■ EXERCISE PROMPT: From the listing below, extract each line containing the string "this".
= = = = = = =
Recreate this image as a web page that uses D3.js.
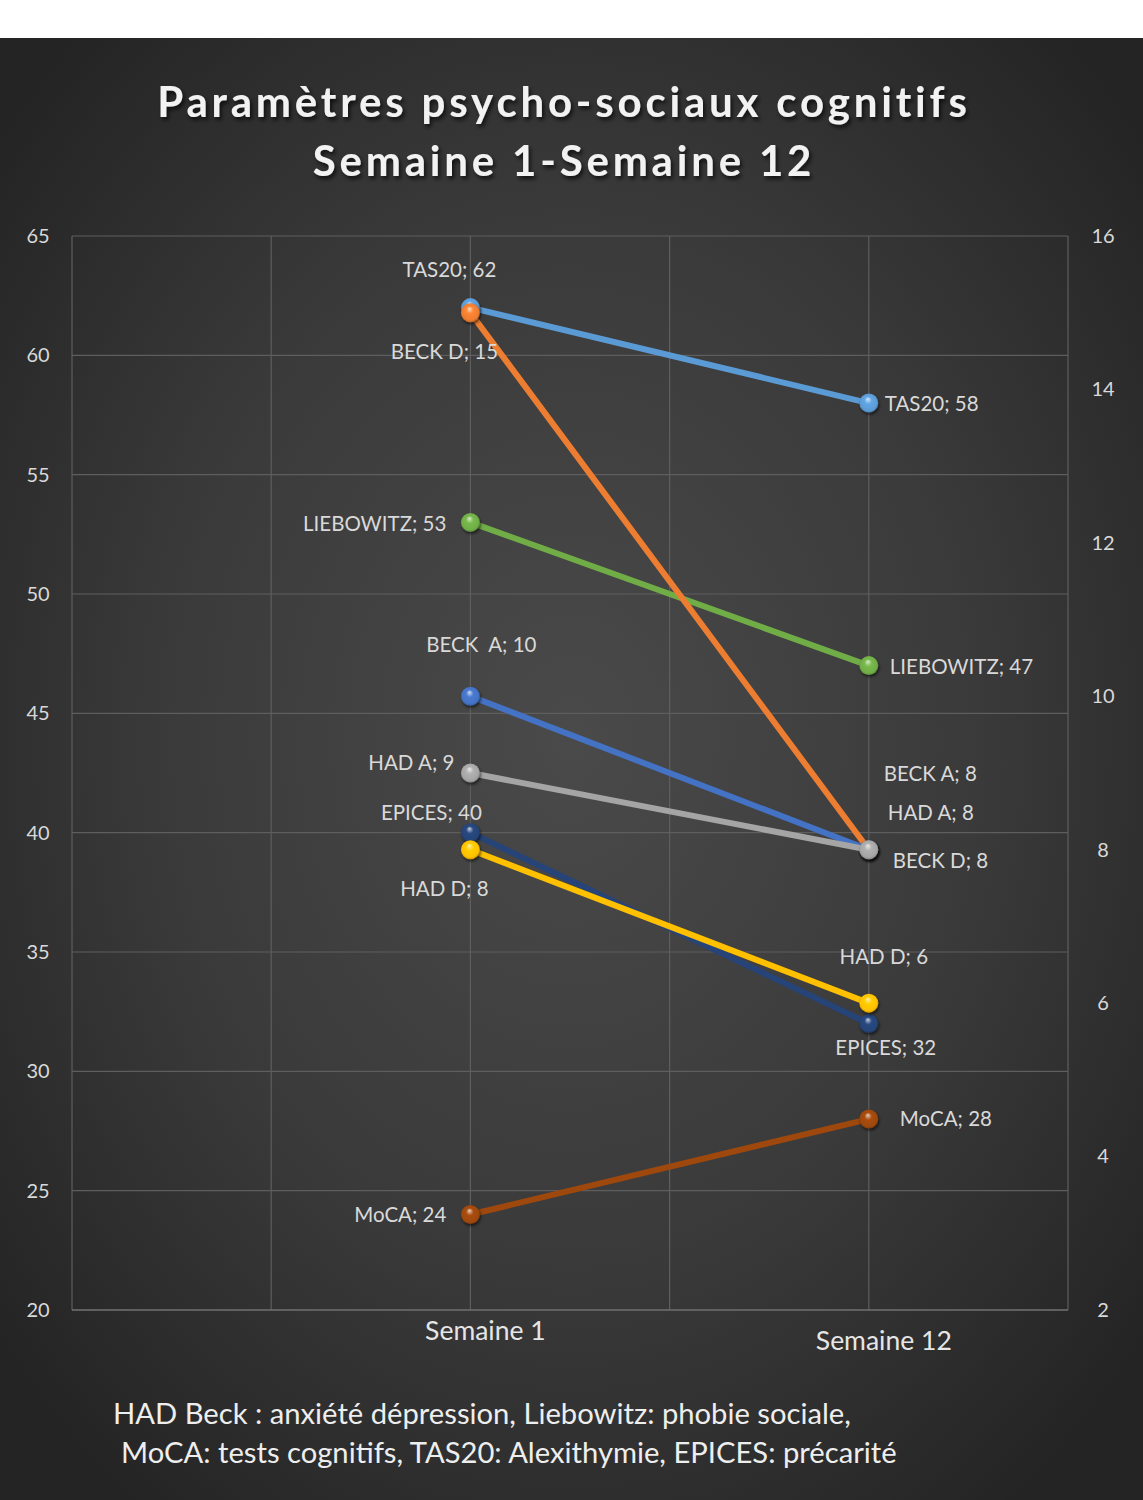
<!DOCTYPE html>
<html>
<head>
<meta charset="utf-8">
<script src="https://cdn.jsdelivr.net/npm/d3@7"></script>
<style>
  html, body { margin: 0; padding: 0; background: #ffffff; }
  svg { display: block; }
  text { font-family: Lato, "Noto Sans", "Open Sans", sans-serif; }
</style>
</head>
<body>
<svg id="chart" width="1143" height="1500"></svg>
<script>
// Series and their values at week 1 and week 12
const seriesNames = ["TAS20", "LIEBOWITZ", "EPICES", "MoCA", "BECK D", "BECK A", "HAD A", "HAD D"];
const week1LabelNames  = ["TAS20", "LIEBOWITZ", "EPICES", "MoCA", "BECK D", "BECK  A", "HAD A", "HAD D"];
const week12LabelNames = ["TAS20", "LIEBOWITZ", "EPICES", "MoCA", "BECK D", "BECK A", "HAD A", "HAD D"];
const week1Values  = [62, 53, 40, 24, 15, 10, 9, 8];
const week12Values = [58, 47, 32, 28, 8, 8, 8, 6];
const seriesAxis   = ["left", "left", "left", "left", "right", "right", "right", "right"];
const seriesColors = ["#5b9bd5", "#70ad47", "#264478", "#9e480e", "#ed7d31", "#4472c4", "#a5a5a5", "#ffc000"];

// Axes
const categories = ["Semaine 1", "Semaine 12"];
const categoryPos = [2, 4];
const leftTicks  = [20, 25, 30, 35, 40, 45, 50, 55, 60, 65];
const rightTicks = [2, 4, 6, 8, 10, 12, 14, 16];

// Label placement per series: [week1 anchor, dx, dy], [week12 anchor, dx, dy]
const labelPlacement = [
  [["middle", -21, -38], ["start", 16, 1]],
  [["end", -24, 1], ["start", 21, 1]],
  [["middle", -39, -20], ["middle", 17, 24]],
  [["end", -24, 0], ["start", 31, 0]],
  [["middle", -26, 39], ["start", 24, 11]],
  [["middle", 11, -51], ["start", 15, -76]],
  [["end", -16, -10], ["start", 19, -37]],
  [["middle", -26, 39], ["middle", 15, -46]]
];

const W = 1143, H = 1500;
const plot = { left: 72, right: 1068, top: 236, bottom: 1310 };

const svg = d3.select("#chart");
const defs = svg.append("defs");

// Background
const bg = defs.append("radialGradient").attr("id", "bgGrad")
  .attr("cx", "50%").attr("cy", "48%").attr("r", "65%");
bg.append("stop").attr("offset", "0%").attr("stop-color", "#4a4a4a");
bg.append("stop").attr("offset", "55%").attr("stop-color", "#3a3a3a");
bg.append("stop").attr("offset", "100%").attr("stop-color", "#242424");

svg.append("rect").attr("x", 0).attr("y", 0).attr("width", W).attr("height", 38).attr("fill", "#ffffff");
svg.append("rect").attr("x", 0).attr("y", 38).attr("width", W).attr("height", H - 38).attr("fill", "url(#bgGrad)");

// Title shadow
const shadow = defs.append("filter").attr("id", "txtShadow").attr("x", "-10%").attr("y", "-30%").attr("width", "120%").attr("height", "160%");
shadow.append("feDropShadow").attr("dx", 2).attr("dy", 3).attr("stdDeviation", 2).attr("flood-color", "#000").attr("flood-opacity", 0.7);

const markShadow = defs.append("filter").attr("id", "markShadow").attr("x", "-50%").attr("y", "-50%").attr("width", "200%").attr("height", "200%");
markShadow.append("feDropShadow").attr("dx", 1).attr("dy", 2).attr("stdDeviation", 1.5).attr("flood-color", "#000").attr("flood-opacity", 0.6);

// Scales
const x = d3.scaleLinear().domain([0, 5]).range([plot.left, plot.right]);
const yLeft = d3.scaleLinear().domain([20, 65]).range([plot.bottom, plot.top]);
const yRight = d3.scaleLinear().domain([2, 16]).range([plot.bottom, plot.top]);

// Gridlines
const grid = svg.append("g");
grid.selectAll("line.h").data(leftTicks).join("line")
  .attr("x1", plot.left).attr("x2", plot.right)
  .attr("y1", d => yLeft(d)).attr("y2", d => yLeft(d))
  .attr("stroke", "#5e5e5e").attr("stroke-width", 1.2);
grid.selectAll("line.v").data([0, 1, 2, 3, 4, 5]).join("line")
  .attr("x1", d => x(d)).attr("x2", d => x(d))
  .attr("y1", plot.top).attr("y2", plot.bottom)
  .attr("stroke", "#5e5e5e").attr("stroke-width", 1.2);
svg.append("line").attr("x1", plot.left).attr("x2", plot.right)
  .attr("y1", plot.bottom).attr("y2", plot.bottom).attr("stroke", "#6a6a6a").attr("stroke-width", 1.5);

// Left axis
const leftAxis = svg.append("g").attr("transform", `translate(${plot.left},0)`)
  .call(d3.axisLeft(yLeft).tickValues(leftTicks).tickSize(0).tickPadding(22));
leftAxis.select(".domain").remove();
leftAxis.selectAll("text").attr("fill", "#d9d9d9").attr("font-size", 20).attr("text-anchor", "middle").attr("x", -34);

// Right axis
const rightAxis = svg.append("g").attr("transform", `translate(${plot.right},0)`)
  .call(d3.axisRight(yRight).tickValues(rightTicks).tickSize(0));
rightAxis.select(".domain").remove();
rightAxis.selectAll("text").attr("fill", "#d9d9d9").attr("font-size", 20).attr("text-anchor", "middle").attr("x", 35);

// Category labels
const catDy = [21, 31];
svg.append("g").selectAll("text").data(categories).join("text")
  .attr("x", (d, i) => x(categoryPos[i]) + 15)
  .attr("y", (d, i) => plot.bottom + catDy[i])
  .attr("dy", "0.35em")
  .attr("text-anchor", "middle").attr("fill", "#e6e6e6").attr("font-size", 26.5)
  .text(d => d);

// Title
const title = svg.append("g").attr("filter", "url(#txtShadow)");
["Paramètres psycho-sociaux cognitifs", "Semaine 1-Semaine 12"].forEach((t, i) => {
  title.append("text").attr("x", 564).attr("y", 102 + i * 59).attr("dy", "0.35em")
    .attr("text-anchor", "middle").attr("fill", "#f2f2f2").attr("font-size", 42)
    .attr("font-weight", "bold").attr("letter-spacing", 3.8).text(t);
});

// Build series data
const series = seriesNames.map((name, i) => ({
  name, labels: [week1LabelNames[i], week12LabelNames[i]], color: seriesColors[i],
  y: seriesAxis[i] === "left" ? yLeft : yRight,
  values: [week1Values[i], week12Values[i]],
  place: labelPlacement[i]
}));

// Marker gradients (glossy spheres)
series.forEach((s, i) => {
  const c = d3.color(s.color);
  const g = defs.append("radialGradient").attr("id", "mk" + i)
    .attr("cx", "50%").attr("cy", "50%").attr("r", "55%").attr("fx", "45%").attr("fy", "28%");
  g.append("stop").attr("offset", "0%").attr("stop-color", d3.interpolateRgb(s.color, "#ffffff")(0.75));
  g.append("stop").attr("offset", "35%").attr("stop-color", c.brighter(0.2).formatHex());
  g.append("stop").attr("offset", "80%").attr("stop-color", s.color);
  g.append("stop").attr("offset", "100%").attr("stop-color", c.darker(1).formatHex());
});

const line = d3.line();
const seriesG = svg.append("g").selectAll("g").data(series).join("g");

seriesG.append("path")
  .attr("d", s => line(s.values.map((v, j) => [x(categoryPos[j]), s.y(v)])))
  .attr("fill", "none").attr("stroke", s => s.color).attr("stroke-width", 6)
  .attr("stroke-linecap", "round");

seriesG.each(function (s, i) {
  d3.select(this).selectAll("circle").data(s.values).join("circle")
    .attr("cx", (v, j) => x(categoryPos[j]))
    .attr("cy", v => s.y(v))
    .attr("r", 9.5)
    .attr("fill", `url(#mk${i})`)
    .attr("filter", "url(#markShadow)");
});

// Data labels
const labels = svg.append("g");
series.forEach(s => {
  s.values.forEach((v, j) => {
    const [anchor, dx, dy] = s.place[j];
    labels.append("text")
      .attr("x", x(categoryPos[j]) + dx)
      .attr("y", s.y(v) + dy)
      .attr("dy", "0.35em")
      .attr("text-anchor", anchor)
      .attr("fill", "#d9d9d9").attr("font-size", 20.5)
      .attr("xml:space", "preserve")
      .text(`${s.labels[j]}; ${v}`);
  });
});

// Footnote
const notes = ["HAD Beck : anxiété dépression, Liebowitz: phobie sociale,", "MoCA: tests cognitifs, TAS20: Alexithymie, EPICES: précarité"];
svg.append("g").selectAll("text").data(notes).join("text")
  .attr("x", (d, i) => 113 + i * 8)
  .attr("y", (d, i) => 1414 + i * 39)
  .attr("dy", "0.35em")
  .attr("fill", "#eeeeee").attr("font-size", 29.2)
  .text(d => d);
</script>
</body>
</html>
= = = = = = =
■ TASK OUTPUT:
Recreate this image as a web page that uses D3.js.
  d3.select(this).selectAll("circle").data(s.values).join("circle")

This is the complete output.